In that moment, my mind flashed back to a class I’d taken for advanced life support measures in which the instructor told us how important it was that we never used euphemisms when dealing with families of patients who had died. “You have to use the word ‘died’,” the instructor said. “Otherwise, there are a lot of people who won’t or can’t accept what has just happened. The mind is powerful, and denial is a powerful coping mechanism. When you use the word ‘die’ or ‘died’, it’s unequivocal.”

That instructor was right, because as soon as Dr. I said those words, I started sobbing. No more denial was possible. I don’t even know that I’d call it ‘sobbing’ because it felt like someone was ripping a vital organ out. I’d always thought that was such a cliche, but it is the only way I can describe the sensation. I was somehow numb and yet simultaneously in the most terrible pain I’d ever felt. I gasped, wheezing, I was crying so hard.
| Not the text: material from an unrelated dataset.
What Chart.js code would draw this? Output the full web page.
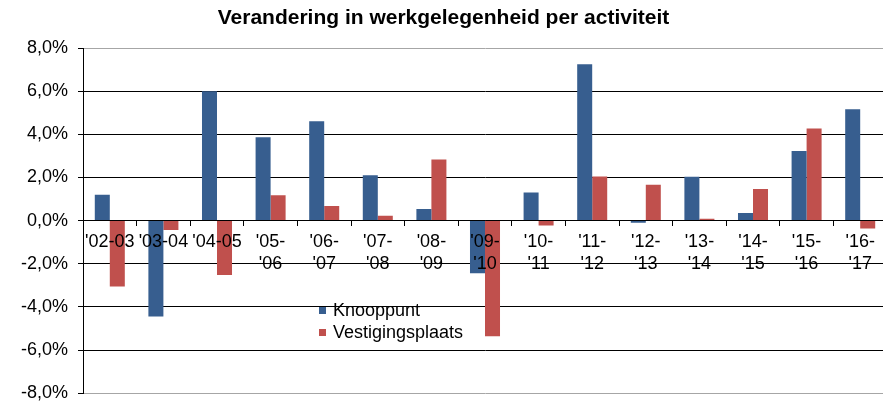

“I’m so sorry. I’m so sorry, I know you need to tell us things,” I finally managed. “I’m so sorry.” It is the most emotionally exposed I’ve ever felt and I didn’t know how else to relay my discomfort except by apologizing over and over for being so visibly devastated. Dr. I seemed to understand as he looked down, checked his pager, and then told us he was going to step out, answer a page, and then come back in a few minutes to talk about what happened next. Dr. H and the nurse trailed behind him. The door clicked softly shut.

We sat there, stunned, both of us crying. “I need to call my parents,” I told Arthur. “How do I tell them this? I can’t tell them this.” He stared at me. I knew he would have the worse task of going out to that waiting room to tell his parents live. Arthur and I are both oldest children. Our baby was not only the first grandchild on both sides, but also the first great-grandchild for three sets of grandparents. This loss would ripple through so many people.

I focused on trying to get my breathing under control. Dr. I with Dr. H and the nurse in tow came back into the room. “Okay,” he said. “What questions do you have?”

“How soon will it happen? Is this a state where I’ll need a death certificate since I’m over 20 weeks? What do we do with the…remains?”

“Yes, you’ll need a death certificate,” Dr. H told us, “but there are lots of people here who will help you with those aspects later. As for when…I would expect before I go off shift on Sunday night.”

I directed the next question to Dr. I. “Have you ever seen any time that a rupture at this point resulted in a living baby?”

He sighed. “Twice. In 26 years. The one thing I will tell you is that if – if – you somehow manage to stay uninfected and pregnant, which is not going to happen, you made it with your membranes intact through a crucial period of lung development.”

We asked a few other questions I don’t remember, and then the doctors and nurse were gone. The room was silent. I picked up my phone and found myself texting my boss that I wouldn’t be in Monday, a brief explanation, and that I’d probably plan to take whatever FMLA I had left before coming back to work. It was far easier to type to a much less-affected party than to contemplate the next call I needed to make: my parents.

Arthur was supposed to start a new job Monday morning. As I was texting, he was calling the HR director to let them know that he needed to delay his start date. Thankfully, the HR director was wholly sympathetic and immediately told him that he could take as much time as he needed.

After that, we sat shell-shocked in an uncomfortable silence. Both of us knew it was time. Neither of us wanted to move. We had to tell our families.